Zak Brown says the early termination of McLaren's deal with Daniel Ricciardo has taught him to include more performance clauses in the team's contracts with its drivers in the future.
McLaren and Ricciardo will part ways at the end of the current season, a year before the term – the end of 2023 - contractually agreed between the two parties.
McLaren's hiring of Ricciardo in the spring of 2020 - even before the Covid-disrupted season got underway – offered the promise of a fruitful partnership between the Woking-based outfit and the eight-time Grand Prix driver.
But the partnership which cost McLaren an estimated $20 million a year, while it yielded a remarkable win at Monza last season, failed to live up to either team or driver's expectations. It was also a failing that Brown never anticipated.

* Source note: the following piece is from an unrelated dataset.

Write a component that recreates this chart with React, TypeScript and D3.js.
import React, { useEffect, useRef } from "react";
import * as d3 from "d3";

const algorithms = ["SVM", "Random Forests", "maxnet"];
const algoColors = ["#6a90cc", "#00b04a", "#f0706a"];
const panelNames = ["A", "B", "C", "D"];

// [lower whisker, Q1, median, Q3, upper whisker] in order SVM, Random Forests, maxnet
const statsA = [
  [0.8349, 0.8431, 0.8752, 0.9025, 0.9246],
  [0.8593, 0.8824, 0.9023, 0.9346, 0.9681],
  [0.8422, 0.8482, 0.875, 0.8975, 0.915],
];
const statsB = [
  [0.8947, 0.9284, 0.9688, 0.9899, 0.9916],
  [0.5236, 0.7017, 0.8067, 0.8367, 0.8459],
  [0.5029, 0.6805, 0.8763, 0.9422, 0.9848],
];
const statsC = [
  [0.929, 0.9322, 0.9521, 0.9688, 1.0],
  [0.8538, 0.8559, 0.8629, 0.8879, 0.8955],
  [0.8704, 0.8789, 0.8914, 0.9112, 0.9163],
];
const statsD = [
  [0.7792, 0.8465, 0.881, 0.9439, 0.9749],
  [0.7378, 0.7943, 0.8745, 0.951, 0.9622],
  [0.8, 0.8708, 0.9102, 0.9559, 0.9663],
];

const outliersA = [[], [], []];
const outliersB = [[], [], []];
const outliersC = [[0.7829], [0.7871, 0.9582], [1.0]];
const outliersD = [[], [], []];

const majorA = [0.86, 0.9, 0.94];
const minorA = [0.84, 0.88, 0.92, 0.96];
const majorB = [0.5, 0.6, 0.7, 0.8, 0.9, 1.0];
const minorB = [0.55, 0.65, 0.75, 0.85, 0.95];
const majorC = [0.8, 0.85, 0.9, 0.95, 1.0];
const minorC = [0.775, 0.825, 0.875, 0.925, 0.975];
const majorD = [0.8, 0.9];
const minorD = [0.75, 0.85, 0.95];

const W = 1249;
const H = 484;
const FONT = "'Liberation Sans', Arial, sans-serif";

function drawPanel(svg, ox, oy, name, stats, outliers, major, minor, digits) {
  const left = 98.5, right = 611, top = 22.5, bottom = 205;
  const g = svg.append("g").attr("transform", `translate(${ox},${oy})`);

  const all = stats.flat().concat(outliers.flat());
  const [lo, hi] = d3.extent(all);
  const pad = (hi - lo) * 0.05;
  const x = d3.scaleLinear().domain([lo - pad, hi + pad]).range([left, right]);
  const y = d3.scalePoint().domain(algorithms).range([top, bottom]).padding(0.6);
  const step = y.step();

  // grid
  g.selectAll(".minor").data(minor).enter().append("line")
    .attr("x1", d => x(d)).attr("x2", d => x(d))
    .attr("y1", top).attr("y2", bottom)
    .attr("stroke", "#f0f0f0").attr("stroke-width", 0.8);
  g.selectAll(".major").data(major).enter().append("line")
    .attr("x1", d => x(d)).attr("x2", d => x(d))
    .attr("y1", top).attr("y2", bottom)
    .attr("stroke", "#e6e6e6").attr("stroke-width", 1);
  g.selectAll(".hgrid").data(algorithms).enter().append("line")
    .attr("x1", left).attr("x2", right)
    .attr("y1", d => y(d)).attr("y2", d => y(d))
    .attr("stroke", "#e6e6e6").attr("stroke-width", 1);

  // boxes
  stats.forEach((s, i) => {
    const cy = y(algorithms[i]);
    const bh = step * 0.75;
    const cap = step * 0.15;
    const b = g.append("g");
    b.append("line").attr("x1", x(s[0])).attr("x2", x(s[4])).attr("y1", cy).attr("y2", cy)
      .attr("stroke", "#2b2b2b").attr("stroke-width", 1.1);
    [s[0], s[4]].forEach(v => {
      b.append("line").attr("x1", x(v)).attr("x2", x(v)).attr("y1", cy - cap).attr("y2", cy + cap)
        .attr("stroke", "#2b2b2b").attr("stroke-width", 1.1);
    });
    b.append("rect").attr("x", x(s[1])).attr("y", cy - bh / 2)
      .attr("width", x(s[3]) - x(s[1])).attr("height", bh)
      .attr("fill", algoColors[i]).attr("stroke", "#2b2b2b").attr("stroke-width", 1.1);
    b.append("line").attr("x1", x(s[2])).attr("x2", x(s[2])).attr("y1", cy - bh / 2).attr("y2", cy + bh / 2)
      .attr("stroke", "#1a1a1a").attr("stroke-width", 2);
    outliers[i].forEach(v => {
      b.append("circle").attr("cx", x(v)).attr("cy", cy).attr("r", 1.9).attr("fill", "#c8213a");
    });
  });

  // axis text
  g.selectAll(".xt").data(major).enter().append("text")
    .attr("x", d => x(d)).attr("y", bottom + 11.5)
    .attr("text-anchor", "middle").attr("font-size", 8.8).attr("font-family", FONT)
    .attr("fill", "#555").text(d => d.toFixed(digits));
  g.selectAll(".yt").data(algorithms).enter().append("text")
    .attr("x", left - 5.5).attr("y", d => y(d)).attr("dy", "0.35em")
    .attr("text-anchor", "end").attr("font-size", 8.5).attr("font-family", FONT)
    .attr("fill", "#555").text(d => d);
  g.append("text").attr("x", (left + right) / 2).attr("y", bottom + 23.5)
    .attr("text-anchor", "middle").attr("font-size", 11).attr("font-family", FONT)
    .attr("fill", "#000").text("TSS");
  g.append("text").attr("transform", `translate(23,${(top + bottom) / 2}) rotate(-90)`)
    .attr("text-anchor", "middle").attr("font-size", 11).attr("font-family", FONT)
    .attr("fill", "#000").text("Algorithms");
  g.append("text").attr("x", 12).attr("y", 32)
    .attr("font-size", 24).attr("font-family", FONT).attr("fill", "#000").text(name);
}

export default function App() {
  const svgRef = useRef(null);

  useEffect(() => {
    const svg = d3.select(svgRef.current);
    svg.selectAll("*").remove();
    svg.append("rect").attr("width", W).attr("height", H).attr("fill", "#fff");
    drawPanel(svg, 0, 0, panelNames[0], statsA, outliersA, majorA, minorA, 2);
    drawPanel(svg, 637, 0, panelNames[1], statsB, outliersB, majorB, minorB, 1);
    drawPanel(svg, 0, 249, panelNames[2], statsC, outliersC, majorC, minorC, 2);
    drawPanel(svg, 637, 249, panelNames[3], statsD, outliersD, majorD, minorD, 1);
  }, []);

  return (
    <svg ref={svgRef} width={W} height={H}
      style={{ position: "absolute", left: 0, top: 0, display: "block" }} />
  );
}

"He came in having won seven grands prix and was the hottest driver that you could get and I think we maybe assumed, and I think kind of rightfully so, that he was going to pick up where he left off," said Brown of Ricciardo, speaking on The High Performance podcast.
"My one learning there would really just be contractual. I don’t think there’s anything we could have done differently for him as a driver.
"I’m sitting here right now thinking ‘I don’t think we could have done something differently to make him more competitive. We tried all that.
"To end the relationship early, we’ve had to write a big cheque, which is fine because that’s the deal we cut.
"I think what I’ll do differently next time is maybe have some more performance protections for us and not just assume that a great driver’s going to always be great.
"That’s the one learning, it’s more of a contractual one. But it’s a big one."
Both McLaren and Ricciardo have been unable to pinpoint the root cause of the Aussie's significant underperformance relative to teammate Lando Norris last season and even more so this year.
But Brown insists his team did everything it could to make things work with its driver.
"We’ve tried changing cars and offering to change people and it’s been over two seasons, two different cars so we thought ‘year one maybe he just didn’t gel with the car, so let’s see what will happen in year two, it’s a totally different car’," Brown explained.
"But we got to the point where our only strategy was hope, and I think hope’s not a great strategy.
"It’s a great mystery. We saw in Monza, it’s in there. There’s no doubt; the guy did not win eight grands prix by accident. We just weren’t able to unlock it together.
"And Lando’s driving great and getting the car to perform, so I don’t think there’s anything sitting here that we would’ve done differently or could’ve seen or should’ve known.
"I think the only thing is just from a business standpoint we could’ve contractually kind of [asked] ‘what if it doesn’t work?’ and I think we went into it so excited and not really thinking of a downside scenario.
"But you don’t also know if you would’ve got those contractual protections; sitting here now I can say, ‘well, I wish I would’ve had this in the contract’, but who knows whether he would’ve agreed to it.
"But he also might have because he would’ve been going, ‘well, that’s never going to happen, I’ll agree to things in contracts’."